You mean the -y in endings like Greek -mai / -toi? But that's clearly the same "primary" ending *-i as in the active forms and, as such, not part of the original active - mediopassive contrast. Or do you mean something else?
It's relevent because they (apparently) used the same 'primary' ending in both active and mediopassive - rather than, as in the peripheral languages and as under discussion here, replacing it with -r. I wasn't saying -y mediopassives to distinguish them from the actives, but distinguish them from -r mediopassives.

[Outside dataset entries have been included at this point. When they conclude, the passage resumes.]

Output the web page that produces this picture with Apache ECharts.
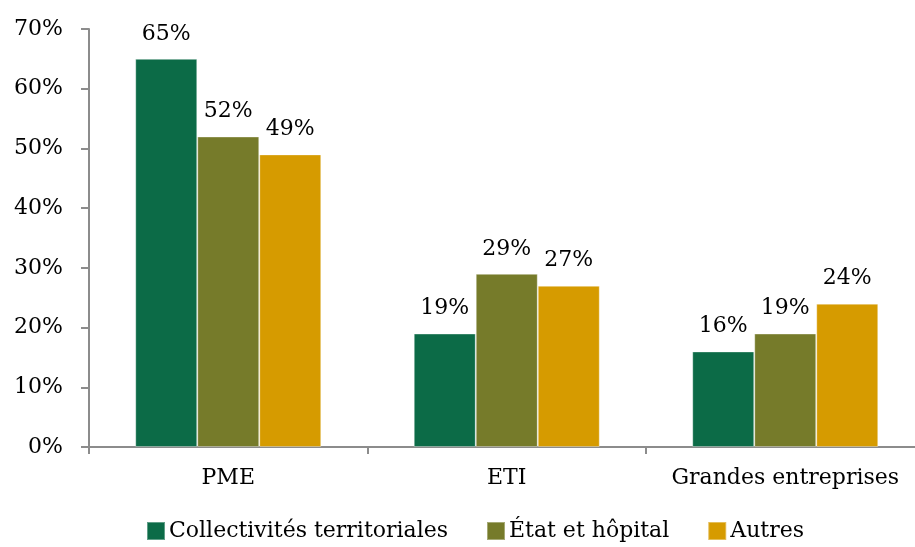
<!DOCTYPE html>
<html>
<head>
<meta charset="utf-8">
<script src="https://cdn.jsdelivr.net/npm/echarts@6/dist/echarts.min.js"></script>
<style>
  html, body { margin: 0; padding: 0; background: #fff; }
  #main { width: 915px; height: 547px; }
</style>
</head>
<body>
<div id="main"></div>
<script>
var categories = ['PME', 'ETI', 'Grandes entreprises'];
var collectivites = [65, 19, 16];
var etatHopital = [52, 29, 19];
var autres = [49, 27, 24];
var yTicks = [0, 10, 20, 30, 40, 50, 60, 70];

var myChart = echarts.init(document.getElementById('main'));
var font = 'DejaVu Serif';

function barSeries(name, data, color) {
    return {
        name: name,
        type: 'bar',
        data: data,
        barWidth: 62,
        barGap: 0,
        itemStyle: { color: color, borderColor: 'rgba(255,255,255,0.35)', borderWidth: 1 },
        label: {
            show: true,
            position: 'top',
            distance: 14,
            formatter: '{c}%',
            color: '#000',
            fontFamily: font,
            fontSize: 22
        }
    };
}

var option = {
    animation: false,
    textStyle: { fontFamily: font },
    grid: { left: 89, top: 29, bottom: 100, width: 835.5, outerBoundsMode: 'none', containLabel: false },
    legend: {
        bottom: 0,
        left: 141,
        itemWidth: 18,
        itemHeight: 18,
        itemGap: 38,
        icon: 'rect',
        textStyle: { fontFamily: font, fontSize: 22, color: '#000', padding: [0, 0, 0, -1] },
        data: ['Collectivités territoriales', 'État et hôpital', 'Autres']
    },
    xAxis: {
        type: 'category',
        data: categories,
        axisLine: { lineStyle: { color: '#8c8c8c', width: 2 } },
        axisTick: { show: true, length: 7, lineStyle: { color: '#8c8c8c', width: 2 } },
        axisLabel: { interval: 0, color: '#000', fontFamily: font, fontSize: 22, margin: 20 }
    },
    yAxis: {
        type: 'value',
        min: yTicks[0],
        max: yTicks[yTicks.length - 1],
        interval: 10,
        axisLine: { show: true, lineStyle: { color: '#8c8c8c', width: 2 } },
        axisTick: { show: true, length: 8, lineStyle: { color: '#8c8c8c', width: 2 } },
        splitLine: { show: false },
        axisLabel: { color: '#000', fontFamily: font, fontSize: 22, margin: 26, formatter: '{value}%' }
    },
    series: [
        barSeries('Collectivités territoriales', collectivites, '#0c6b47'),
        barSeries('État et hôpital', etatHopital, '#767b2a'),
        barSeries('Autres', autres, '#d69b00')
    ]
};

myChart.setOption(option);
onresize = myChart.resize;
</script>
</body>
</html>
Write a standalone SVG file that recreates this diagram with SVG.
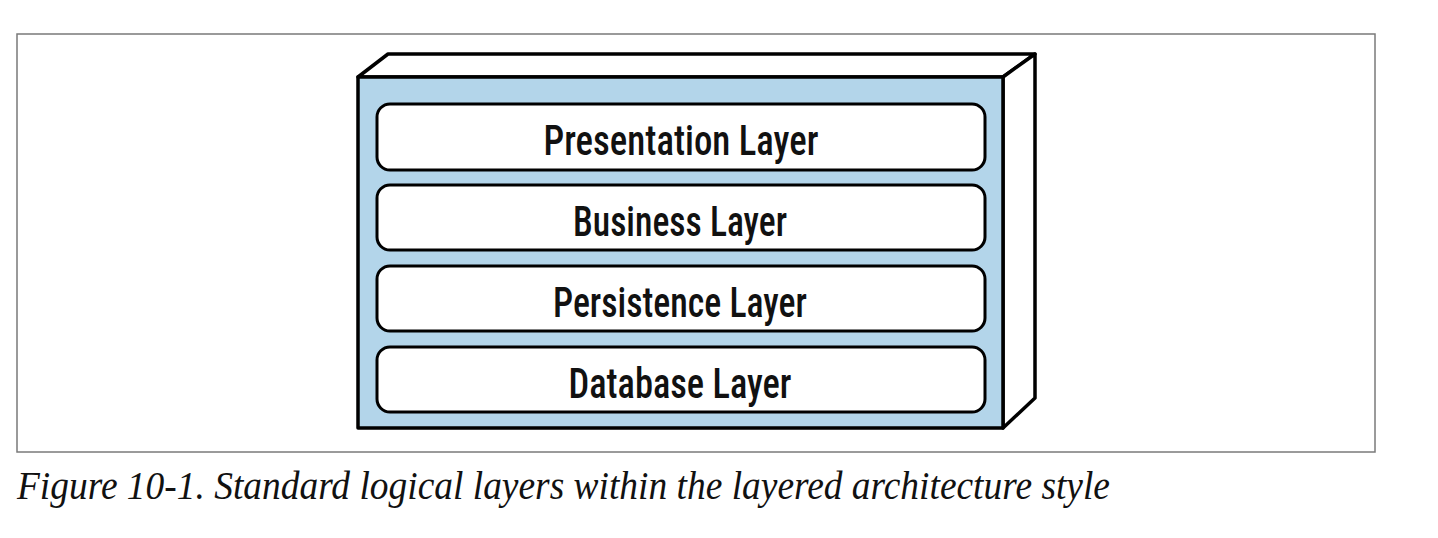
<svg xmlns="http://www.w3.org/2000/svg" width="1438" height="538" viewBox="0 0 1438 538">
<style>
.frame{fill:#fff;stroke:#7a7a7a;stroke-width:1.5}
.face{stroke:#000;stroke-width:3.5;stroke-linejoin:round}
.layer rect{fill:#fff;stroke:#000;stroke-width:3}
.layer text{font-family:"Liberation Sans Narrow","Roboto Condensed","Roboto","Liberation Sans",sans-serif;font-size:42px;font-weight:500;fill:#111;text-anchor:middle}
.cap{font-family:"Liberation Serif",serif;font-style:italic;font-size:40px;fill:#111}
</style>
<rect width="1438" height="538" fill="#fff"/>
<rect class="frame" x="17" y="34" width="1358" height="418"/>
<g id="container">
<polygon class="face" points="358,77 388,54 1035,54 1003,77" fill="#fff"/>
<polygon class="face" points="1003,77 1035,54 1035,398 1003,428" fill="#fff"/>
<rect class="face" x="358" y="77" width="645" height="351" fill="#b3d5ea"/>
</g>
<g id="presentation" class="layer">
<rect x="377" y="104" width="608" height="66" rx="13"/>
<text x="681" y="155" textLength="275" lengthAdjust="spacingAndGlyphs">Presentation Layer</text>
</g>
<g id="business" class="layer">
<rect x="377" y="185" width="608" height="65" rx="13"/>
<text x="680" y="236" textLength="214" lengthAdjust="spacingAndGlyphs">Business Layer</text>
</g>
<g id="persistence" class="layer">
<rect x="377" y="266" width="608" height="65" rx="13"/>
<text x="680" y="317" textLength="254" lengthAdjust="spacingAndGlyphs">Persistence Layer</text>
</g>
<g id="database" class="layer">
<rect x="377" y="347" width="608" height="65" rx="13"/>
<text x="680" y="398" textLength="223" lengthAdjust="spacingAndGlyphs">Database Layer</text>
</g>
<g id="connectors"/>
<text class="cap" x="17" y="499" textLength="1093" lengthAdjust="spacingAndGlyphs">Figure 10-1. Standard logical layers within the layered architecture style</text>
</svg>
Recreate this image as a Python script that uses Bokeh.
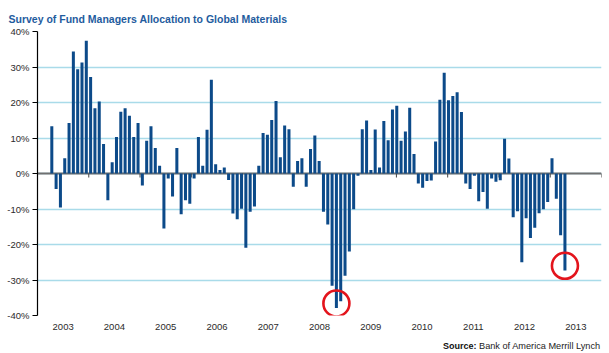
from bokeh.plotting import figure
from bokeh.layouts import column
from bokeh.models import Range1d, FixedTicker, PrintfTickFormatter, CustomJSTickFormatter, Span, Label, Title
from bokeh.embed import file_html
from bokeh.resources import INLINE

# ---------------- data ----------------
title_text = "Survey of Fund Managers Allocation to Global Materials"
source_bold = "Source:"
source_text = "Bank of America Merrill Lynch"

# monthly allocation (% net overweight), first bar = spring 2003
allocation = [
    13.3, -4.4, -9.6, 4.3, 14.2, 34.4, 29.4, 31.3, 37.4, 27.2, 18.4, 20.3,
    8.3, -7.5, 3.2, 10.3, 17.4, 18.4, 16.3, 10.3, 14.2, -3.4, 9.2, 13.3,
    7.2, 2.2, -15.5, -1.4, -6.5, 7.2, -11.5, -7.5, -8.5, -1.4, 10.3, 2.2,
    12.3, 26.4, 2.6, 1.0, 1.7, -1.8, -11.3, -12.9, -9.9, -20.9, -10.8, -9.3,
    2.2, 11.4, 10.9, 15.1, 20.4, 4.6, 13.5, 12.5, -3.7, 3.5, 4.3, -3.7,
    6.9, 10.7, 3.5, -10.8, -14.4, -31.6, -37.9, -36.0, -28.8, -22.0, -10.1, -0.6,
    12.5, 14.9, 1.0, 12.4, 1.7, 14.8, 9.4, 18.0, 19.1, 9.2, 11.8, 18.5,
    5.5, -2.8, -4.0, -2.1, -2.0, 9.0, 20.8, 28.4, 20.6, 21.8, 22.9, 17.3,
    -2.8, -4.4, -0.6, -7.8, -5.2, -9.9, -1.4, -2.3, -1.9, 9.8, 4.2, -12.3,
    -10.6, -25.0, -12.6, -18.2, -15.3, -11.2, -10.1, -8.0, 4.3, -7.1, -17.4, -27.3,
]
years = list(range(2003, 2014))
year_edges = list(range(2004, 2015))
y_ticks = [-40, -30, -20, -10, 0, 10, 20, 30, 40]
highlight_bars = [66, 119]

# ---------------- layout constants ----------------
W, H = 609, 353
FOOT_H = 20                      # strip holding the source credit
MAIN_H = H - FOOT_H
FRAME_L, FRAME_R, FRAME_T, FRAME_B = 37, 601, 31, 315
X_START, X_END = 2003.0, 2014.0
FIRST_BAR = 2003.279
BAR_STEP = 0.0841
BAR_W = 0.7 * BAR_STEP

px_per_y = (FRAME_B - FRAME_T) / 80.0

bar_x = [FIRST_BAR + i * BAR_STEP for i in range(len(allocation))]
year_centers = [y + 0.5 for y in years]

FONT = "'Liberation Sans', Arial, sans-serif"
BAR_COLOR = "#0c4a89"
GRID_COLOR = "#a9dbe9"
TEXT_COLOR = "#2b2b2b"

p = figure(width=W, height=MAIN_H, output_backend="svg", toolbar_location=None, title=None,
           x_range=Range1d(X_START, X_END), y_range=Range1d(-40, 40),
           min_border_left=FRAME_L, min_border_right=W - FRAME_R,
           min_border_top=FRAME_T, min_border_bottom=MAIN_H - FRAME_B)
p.outline_line_color = None
p.background_fill_color = "white"
p.border_fill_color = "white"

# y axis
p.yaxis.ticker = FixedTicker(ticks=y_ticks)
p.yaxis.formatter = PrintfTickFormatter(format="%d%%")
p.yaxis.axis_line_color = "black"
p.yaxis.axis_line_width = 1.2
p.yaxis.major_tick_line_color = "black"
p.yaxis.major_tick_out = 5
p.yaxis.major_tick_in = 0
p.yaxis.minor_tick_line_color = None
p.yaxis.major_label_standoff = 3
p.yaxis.major_label_text_font = FONT
p.yaxis.major_label_text_font_size = "9.5px"
p.yaxis.major_label_text_color = TEXT_COLOR

# x axis: year labels centred in each year
p.xaxis.ticker = FixedTicker(ticks=year_centers)
p.xaxis.formatter = CustomJSTickFormatter(code="return Math.floor(tick).toString();")
p.xaxis.axis_line_color = None
p.xaxis.major_tick_line_color = None
p.xaxis.minor_tick_line_color = None
p.xaxis.major_label_standoff = 2
p.xaxis.major_label_text_font = FONT
p.xaxis.major_label_text_font_size = "9.5px"
p.xaxis.major_label_text_color = TEXT_COLOR

# grids
p.xgrid.grid_line_color = None
p.ygrid.ticker = FixedTicker(ticks=y_ticks)
p.ygrid.grid_line_color = GRID_COLOR
p.ygrid.grid_line_width = 1.3

# zero line with year tick marks
p.add_layout(Span(location=0, dimension="width", line_color="#707070", line_width=2, level="underlay"))
p.segment(x0=year_edges, y0=[0] * len(year_edges), x1=year_edges,
          y1=[-4 / px_per_y] * len(year_edges), line_color="#444444", line_width=1)

# bars
p.vbar(x=bar_x, top=allocation, bottom=0, width=BAR_W, fill_color=BAR_COLOR, line_color=None)

# red highlight circles
p.scatter(x=[bar_x[i] for i in highlight_bars], y=[allocation[i] + 1.3 for i in highlight_bars],
          marker="circle", size=26, fill_color=None, line_color="#e3141c", line_width=2.6)

# title (above panel)
p.add_layout(Title(text=title_text, align="left", offset=8 - FRAME_L, standoff=10,
                   vertical_align="top",
                   text_font=FONT, text_font_style="bold", text_font_size="10.5px",
                   text_color="#1f5c9e"), "above")

# footer strip with the source credit; its frame matches the chart frame so
# data x equals canvas pixel x
f = figure(width=W, height=FOOT_H, output_backend="svg", toolbar_location=None, title=None,
           x_range=Range1d(FRAME_L, FRAME_R), y_range=Range1d(0, FOOT_H),
           x_axis_type=None, y_axis_type=None,
           min_border_left=FRAME_L, min_border_right=W - FRAME_R, min_border_top=0, min_border_bottom=0)
f.outline_line_color = None
f.xgrid.grid_line_color = None
f.ygrid.grid_line_color = None
f.background_fill_color = "white"
f.border_fill_color = "white"
base_y = FOOT_H - (345 - MAIN_H)
f.add_layout(Label(x=476, y=base_y, text=source_bold, text_font=FONT, text_font_style="bold",
                   text_font_size="9px", text_color="#111111", text_baseline="alphabetic",
                   text_align="right"))
f.add_layout(Label(x=478.5, y=base_y, text=source_text, text_font=FONT,
                   text_font_size="9.2px", text_color="#222222", text_baseline="alphabetic",
                   text_align="left"))

layout = column(p, f, spacing=0)
open("out.html", "w").write(file_html(layout, INLINE))
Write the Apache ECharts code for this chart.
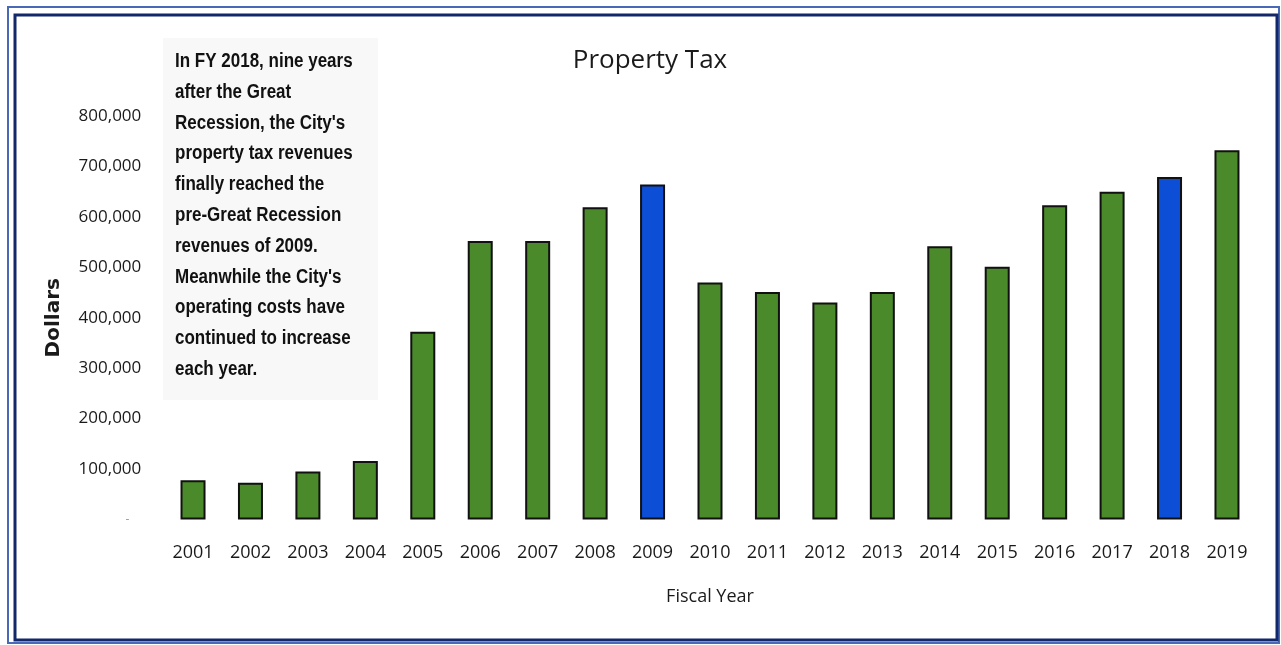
<!DOCTYPE html>
<html>
<head>
<meta charset="utf-8">
<script src="https://cdn.jsdelivr.net/npm/echarts@6/dist/echarts.min.js"></script>
<style>
html,body{margin:0;padding:0;background:#fff;}
#chart{width:1281px;height:645px;}
</style>
</head>
<body>
<div id="chart"></div>
<script>
const years = ['2001','2002','2003','2004','2005','2006','2007','2008','2009','2010','2011','2012','2013','2014','2015','2016','2017','2018','2019'];
const propertyTax = [78000,73000,95000,116000,372000,552000,552000,619000,664000,470000,451000,430000,451000,542000,501000,623000,650000,679000,732000];
const highlightYears = ['2009','2018'];
const yTicks = [0,100000,200000,300000,400000,500000,600000,700000,800000];
const noteLines = [
  "In FY 2018, nine years",
  "after the Great",
  "Recession, the City's",
  "property tax revenues",
  "finally reached the",
  "pre-Great Recession",
  "revenues of 2009.",
  "Meanwhile the City's",
  "operating costs have",
  "continued to increase",
  "each year."
];

const GREEN = '#4b8a2b';
const BLUE = '#0c4fd6';

const chart = echarts.init(document.getElementById('chart'));
chart.setOption({
  backgroundColor: '#ffffff',
  animation: false,
  title: {
    text: 'Property Tax',
    left: 645, top: 43, textAlign: 'center',
    textStyle: { fontFamily: 'Open Sans', fontWeight: 'normal', fontSize: 26, color: '#1a1a1a' }
  },
  grid: { left: 164.3, right: 25.3, top: 116, bottom: 125.5, containLabel: false },
  xAxis: {
    type: 'category',
    data: years,
    axisLine: { show: false },
    axisTick: { show: false },
    axisLabel: { margin: 24, fontFamily: 'Open Sans', fontSize: 18, color: '#1a1a1a' },
    name: 'Fiscal Year',
    nameLocation: 'middle',
    nameGap: 68,
    nameTextStyle: { fontFamily: 'Open Sans', fontSize: 18, color: '#1a1a1a' }
  },
  yAxis: {
    type: 'value',
    min: yTicks[0],
    max: yTicks[yTicks.length - 1],
    interval: yTicks[1] - yTicks[0],
    axisLine: { show: false },
    axisTick: { show: false },
    splitLine: { show: false },
    axisLabel: {
      margin: 23,
      fontFamily: 'Open Sans', fontSize: 17, color: '#1a1a1a',
      formatter: v => v === 0 ? '{z|-}' : v.toLocaleString('en-US'),
      rich: { z: { fontSize: 12, color: '#999999', fontFamily: 'Open Sans', padding: [0, 12, 0, 0] } }
    },
    name: 'Dollars',
    nameLocation: 'middle',
    nameGap: 101,
    nameRotate: 90,
    nameTextStyle: { fontFamily: 'DejaVu Sans', fontWeight: 'bold', fontSize: 20, color: '#1a1a1a' }
  },
  series: [{
    type: 'bar',
    barWidth: 25,
    data: propertyTax.map((v, i) => ({
      value: v,
      itemStyle: { color: highlightYears.includes(years[i]) ? BLUE : GREEN }
    })),
    itemStyle: { borderColor: '#111111', borderWidth: 2 }
  }],
  graphic: [
    { type: 'rect', shape: { x: 8, y: 7, width: 1271, height: 636 }, style: { fill: 'none', stroke: '#4a68b8', lineWidth: 2 }, z: 100 },
    { type: 'rect', shape: { x: 15, y: 15, width: 1262, height: 625 }, style: { fill: 'none', stroke: '#13286a', lineWidth: 3 }, z: 100 },
    { type: 'rect', shape: { x: 163, y: 38, width: 215, height: 362 }, style: { fill: '#f8f8f8' }, z: 0 },
    {
      type: 'text', x: 175, y: 46, scaleX: 0.85, z: 50,
      style: {
        text: noteLines.join('\n'),
        font: 'bold 20px "Liberation Sans", Arial, sans-serif',
        fill: '#111111',
        lineHeight: 30.8
      }
    }
  ]
});
</script>
</body>
</html>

I didn't say it's "irrelevant", I just said that it's not part of the original active - mediopassive contrast. It seems clear that the primary - secondary distinction was transferred to the mediopassive at different times in different languages, and in some perhaps*1) not at all. Anatolian is a good case of having both a primary *i and r-endings in the mediopassive, with the *i being added to the r-endings, so the transfer clearly happened later. The big difference between the Graeco-Aryan-Germanic system on one side and the Italo-Celtic, Tokharian, and Anatolian systems on the other side is not the absence or presence of primary *i in the mediopassive endings, but the absence or presence of r-endings.
*1) Due to the fact that those languages who do not show primary *i in the mediopassive all have gone through various apocopes and AFAIK treat *-ri# and *-r# the same, I wouldn't venture to say that they never had forms comparable to Anatolian -ari / -tari etc.